DATASET ENTRIES -
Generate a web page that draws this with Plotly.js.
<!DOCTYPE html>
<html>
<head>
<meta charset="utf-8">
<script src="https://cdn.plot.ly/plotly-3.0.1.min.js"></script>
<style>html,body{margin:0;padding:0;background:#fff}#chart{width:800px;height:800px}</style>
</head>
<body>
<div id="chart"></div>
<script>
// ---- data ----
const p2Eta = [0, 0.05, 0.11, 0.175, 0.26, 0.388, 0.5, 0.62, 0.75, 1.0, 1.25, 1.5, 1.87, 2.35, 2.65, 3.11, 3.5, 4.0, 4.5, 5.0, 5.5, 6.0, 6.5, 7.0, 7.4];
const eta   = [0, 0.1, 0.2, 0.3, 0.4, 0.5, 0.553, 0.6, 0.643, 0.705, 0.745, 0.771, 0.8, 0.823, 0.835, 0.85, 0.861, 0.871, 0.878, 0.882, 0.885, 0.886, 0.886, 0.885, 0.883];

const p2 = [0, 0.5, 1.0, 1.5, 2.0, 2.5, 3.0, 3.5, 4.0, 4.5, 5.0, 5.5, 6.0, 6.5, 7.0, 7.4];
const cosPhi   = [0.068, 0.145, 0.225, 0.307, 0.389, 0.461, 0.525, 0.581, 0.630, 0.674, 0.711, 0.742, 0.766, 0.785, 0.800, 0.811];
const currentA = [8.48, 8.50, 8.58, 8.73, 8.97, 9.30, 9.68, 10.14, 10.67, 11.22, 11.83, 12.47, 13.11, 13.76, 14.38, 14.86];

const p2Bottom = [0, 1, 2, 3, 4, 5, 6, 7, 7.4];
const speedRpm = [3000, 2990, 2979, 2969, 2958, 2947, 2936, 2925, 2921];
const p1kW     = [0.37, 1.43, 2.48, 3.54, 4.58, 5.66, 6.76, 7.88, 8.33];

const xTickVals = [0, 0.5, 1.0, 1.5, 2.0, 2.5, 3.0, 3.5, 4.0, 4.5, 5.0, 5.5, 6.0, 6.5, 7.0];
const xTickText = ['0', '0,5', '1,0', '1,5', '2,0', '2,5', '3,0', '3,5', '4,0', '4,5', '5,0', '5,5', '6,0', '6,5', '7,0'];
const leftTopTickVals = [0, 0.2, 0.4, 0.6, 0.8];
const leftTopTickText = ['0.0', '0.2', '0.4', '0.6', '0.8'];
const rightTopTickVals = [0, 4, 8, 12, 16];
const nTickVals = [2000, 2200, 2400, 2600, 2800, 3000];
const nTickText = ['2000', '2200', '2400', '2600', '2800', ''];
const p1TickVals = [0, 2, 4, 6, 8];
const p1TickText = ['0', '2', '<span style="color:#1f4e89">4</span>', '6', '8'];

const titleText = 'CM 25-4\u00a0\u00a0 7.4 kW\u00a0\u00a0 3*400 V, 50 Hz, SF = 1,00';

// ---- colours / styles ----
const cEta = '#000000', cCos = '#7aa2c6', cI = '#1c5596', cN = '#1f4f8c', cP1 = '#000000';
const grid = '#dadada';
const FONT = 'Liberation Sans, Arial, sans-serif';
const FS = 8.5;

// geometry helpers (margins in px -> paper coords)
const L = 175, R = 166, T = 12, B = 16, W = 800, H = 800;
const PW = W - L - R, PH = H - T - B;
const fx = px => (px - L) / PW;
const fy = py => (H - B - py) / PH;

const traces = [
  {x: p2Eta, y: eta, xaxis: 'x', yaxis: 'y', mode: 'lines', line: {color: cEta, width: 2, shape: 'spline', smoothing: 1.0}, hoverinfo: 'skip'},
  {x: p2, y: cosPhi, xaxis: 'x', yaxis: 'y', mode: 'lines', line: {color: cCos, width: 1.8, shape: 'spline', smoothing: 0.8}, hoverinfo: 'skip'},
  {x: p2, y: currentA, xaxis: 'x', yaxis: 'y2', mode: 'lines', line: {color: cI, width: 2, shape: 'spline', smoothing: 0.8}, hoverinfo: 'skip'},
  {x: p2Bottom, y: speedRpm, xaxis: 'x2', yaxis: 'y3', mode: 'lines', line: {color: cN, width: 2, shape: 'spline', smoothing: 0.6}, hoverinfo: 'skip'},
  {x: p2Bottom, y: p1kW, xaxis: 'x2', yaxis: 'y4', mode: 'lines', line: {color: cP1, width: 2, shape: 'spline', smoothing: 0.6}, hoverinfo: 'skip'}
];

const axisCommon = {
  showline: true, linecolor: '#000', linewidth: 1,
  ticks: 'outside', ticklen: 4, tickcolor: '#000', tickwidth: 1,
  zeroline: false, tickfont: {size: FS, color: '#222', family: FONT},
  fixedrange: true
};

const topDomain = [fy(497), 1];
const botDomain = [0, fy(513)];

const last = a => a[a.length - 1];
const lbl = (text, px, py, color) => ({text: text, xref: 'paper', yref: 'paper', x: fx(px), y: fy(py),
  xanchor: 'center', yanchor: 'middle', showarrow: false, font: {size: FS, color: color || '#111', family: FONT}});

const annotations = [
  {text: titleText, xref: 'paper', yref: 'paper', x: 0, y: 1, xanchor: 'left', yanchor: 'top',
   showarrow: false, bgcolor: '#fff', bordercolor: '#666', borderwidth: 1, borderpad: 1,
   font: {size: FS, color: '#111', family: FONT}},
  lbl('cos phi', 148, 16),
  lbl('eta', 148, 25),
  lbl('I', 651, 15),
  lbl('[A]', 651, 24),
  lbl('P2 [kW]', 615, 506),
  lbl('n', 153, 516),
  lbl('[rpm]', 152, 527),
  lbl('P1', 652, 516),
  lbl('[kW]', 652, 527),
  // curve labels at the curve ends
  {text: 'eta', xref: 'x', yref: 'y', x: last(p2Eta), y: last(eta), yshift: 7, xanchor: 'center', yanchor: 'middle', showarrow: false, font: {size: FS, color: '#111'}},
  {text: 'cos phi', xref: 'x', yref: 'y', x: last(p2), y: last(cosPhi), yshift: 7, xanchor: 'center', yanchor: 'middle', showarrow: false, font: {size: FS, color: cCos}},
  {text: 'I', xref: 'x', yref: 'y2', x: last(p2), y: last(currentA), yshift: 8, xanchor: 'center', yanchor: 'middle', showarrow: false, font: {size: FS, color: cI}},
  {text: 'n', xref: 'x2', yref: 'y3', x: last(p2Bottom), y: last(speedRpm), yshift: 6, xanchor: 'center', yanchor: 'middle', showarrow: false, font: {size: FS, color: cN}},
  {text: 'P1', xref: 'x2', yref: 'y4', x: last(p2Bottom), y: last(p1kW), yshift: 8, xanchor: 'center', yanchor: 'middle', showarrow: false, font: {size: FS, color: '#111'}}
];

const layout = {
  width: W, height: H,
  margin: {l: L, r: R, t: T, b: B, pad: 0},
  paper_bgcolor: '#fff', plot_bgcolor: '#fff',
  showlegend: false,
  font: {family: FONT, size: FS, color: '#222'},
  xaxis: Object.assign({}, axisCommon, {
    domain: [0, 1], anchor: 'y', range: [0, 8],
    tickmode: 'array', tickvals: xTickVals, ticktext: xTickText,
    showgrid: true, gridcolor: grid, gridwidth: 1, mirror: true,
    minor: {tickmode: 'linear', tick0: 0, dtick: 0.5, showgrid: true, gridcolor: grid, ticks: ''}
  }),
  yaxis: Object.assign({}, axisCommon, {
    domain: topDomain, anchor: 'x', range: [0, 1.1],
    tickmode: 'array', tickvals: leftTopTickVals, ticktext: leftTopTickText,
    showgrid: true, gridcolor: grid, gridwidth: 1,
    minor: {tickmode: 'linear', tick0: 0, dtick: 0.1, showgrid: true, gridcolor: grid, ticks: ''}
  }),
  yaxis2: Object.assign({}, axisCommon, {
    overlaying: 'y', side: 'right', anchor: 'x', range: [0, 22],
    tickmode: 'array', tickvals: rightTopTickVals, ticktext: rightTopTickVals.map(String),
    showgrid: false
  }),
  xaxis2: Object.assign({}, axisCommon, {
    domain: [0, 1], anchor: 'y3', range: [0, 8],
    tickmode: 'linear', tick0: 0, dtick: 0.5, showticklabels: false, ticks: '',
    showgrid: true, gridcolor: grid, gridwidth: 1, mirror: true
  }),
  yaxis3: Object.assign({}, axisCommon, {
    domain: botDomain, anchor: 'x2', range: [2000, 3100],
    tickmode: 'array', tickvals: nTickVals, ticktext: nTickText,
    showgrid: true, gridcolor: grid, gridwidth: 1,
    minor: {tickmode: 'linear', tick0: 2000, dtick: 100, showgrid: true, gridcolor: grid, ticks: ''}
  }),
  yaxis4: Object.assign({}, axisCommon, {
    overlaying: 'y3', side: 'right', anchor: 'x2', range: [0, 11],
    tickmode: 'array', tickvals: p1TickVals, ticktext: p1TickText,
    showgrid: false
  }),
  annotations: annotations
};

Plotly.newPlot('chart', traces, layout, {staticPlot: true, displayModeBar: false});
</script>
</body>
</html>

==

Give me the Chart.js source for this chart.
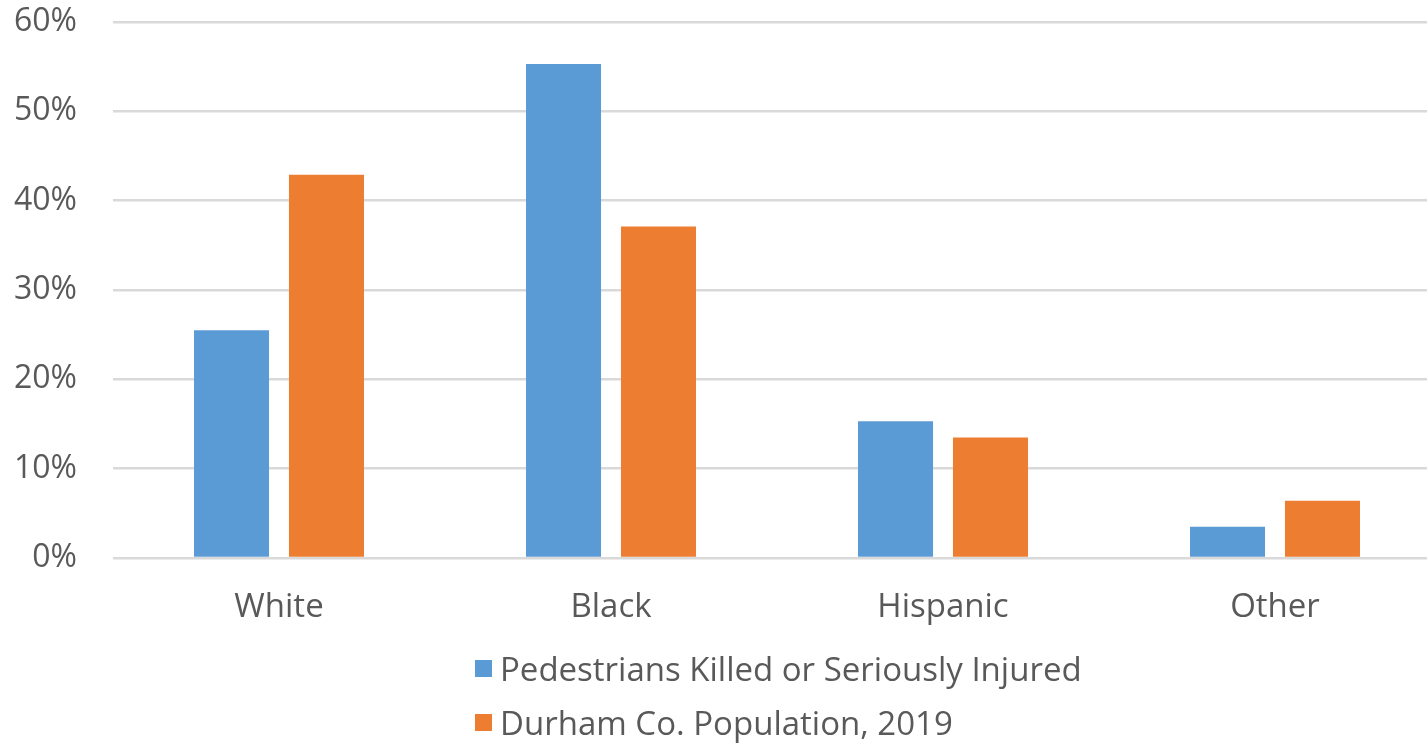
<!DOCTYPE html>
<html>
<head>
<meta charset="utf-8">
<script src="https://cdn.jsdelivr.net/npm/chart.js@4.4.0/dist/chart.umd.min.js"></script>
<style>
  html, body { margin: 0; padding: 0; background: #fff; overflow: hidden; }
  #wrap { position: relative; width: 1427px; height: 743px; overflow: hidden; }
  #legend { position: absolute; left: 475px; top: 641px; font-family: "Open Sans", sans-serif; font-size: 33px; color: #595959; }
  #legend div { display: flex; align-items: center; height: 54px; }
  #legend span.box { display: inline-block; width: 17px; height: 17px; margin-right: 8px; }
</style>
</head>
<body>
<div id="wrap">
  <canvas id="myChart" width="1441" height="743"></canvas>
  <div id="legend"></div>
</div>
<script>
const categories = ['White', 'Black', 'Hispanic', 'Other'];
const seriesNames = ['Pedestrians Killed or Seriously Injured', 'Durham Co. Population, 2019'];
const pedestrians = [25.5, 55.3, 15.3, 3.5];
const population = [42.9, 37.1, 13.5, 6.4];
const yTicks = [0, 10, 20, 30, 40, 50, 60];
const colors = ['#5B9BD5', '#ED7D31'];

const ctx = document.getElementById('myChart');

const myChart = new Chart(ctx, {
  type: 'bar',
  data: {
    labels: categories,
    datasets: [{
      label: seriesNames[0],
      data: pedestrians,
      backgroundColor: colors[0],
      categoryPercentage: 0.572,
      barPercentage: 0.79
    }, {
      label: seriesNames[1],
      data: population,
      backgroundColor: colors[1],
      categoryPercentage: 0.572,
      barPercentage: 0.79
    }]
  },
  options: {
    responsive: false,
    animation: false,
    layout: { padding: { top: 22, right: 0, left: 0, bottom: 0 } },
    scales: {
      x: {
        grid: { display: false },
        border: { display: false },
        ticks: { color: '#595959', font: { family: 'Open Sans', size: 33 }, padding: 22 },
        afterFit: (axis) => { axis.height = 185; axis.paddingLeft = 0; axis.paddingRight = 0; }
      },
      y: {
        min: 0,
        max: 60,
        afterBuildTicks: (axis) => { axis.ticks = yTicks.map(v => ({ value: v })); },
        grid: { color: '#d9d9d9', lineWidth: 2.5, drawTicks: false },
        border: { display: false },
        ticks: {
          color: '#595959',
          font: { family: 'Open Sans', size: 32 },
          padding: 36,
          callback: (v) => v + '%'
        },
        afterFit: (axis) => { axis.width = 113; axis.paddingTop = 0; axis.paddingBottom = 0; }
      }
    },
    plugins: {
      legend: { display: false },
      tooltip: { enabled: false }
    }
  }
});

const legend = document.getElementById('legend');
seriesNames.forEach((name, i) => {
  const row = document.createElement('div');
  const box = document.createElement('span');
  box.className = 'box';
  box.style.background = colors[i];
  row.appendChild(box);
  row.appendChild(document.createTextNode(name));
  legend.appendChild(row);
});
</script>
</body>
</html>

EXERCISE BRIEF - Leave out the pictures and quote exactly the lines from the one where "Give me the Chart.js source for this chart." appears to the one where "const ctx = document.getElementById('myChart');" appears, both ends counted.

EXERCISE ANSWER -
Give me the Chart.js source for this chart.
<!DOCTYPE html>
<html>
<head>
<meta charset="utf-8">
<script src="https://cdn.jsdelivr.net/npm/chart.js@4.4.0/dist/chart.umd.min.js"></script>
<style>
  html, body { margin: 0; padding: 0; background: #fff; overflow: hidden; }
  #wrap { position: relative; width: 1427px; height: 743px; overflow: hidden; }
  #legend { position: absolute; left: 475px; top: 641px; font-family: "Open Sans", sans-serif; font-size: 33px; color: #595959; }
  #legend div { display: flex; align-items: center; height: 54px; }
  #legend span.box { display: inline-block; width: 17px; height: 17px; margin-right: 8px; }
</style>
</head>
<body>
<div id="wrap">
  <canvas id="myChart" width="1441" height="743"></canvas>
  <div id="legend"></div>
</div>
<script>
const categories = ['White', 'Black', 'Hispanic', 'Other'];
const seriesNames = ['Pedestrians Killed or Seriously Injured', 'Durham Co. Population, 2019'];
const pedestrians = [25.5, 55.3, 15.3, 3.5];
const population = [42.9, 37.1, 13.5, 6.4];
const yTicks = [0, 10, 20, 30, 40, 50, 60];
const colors = ['#5B9BD5', '#ED7D31'];

const ctx = document.getElementById('myChart');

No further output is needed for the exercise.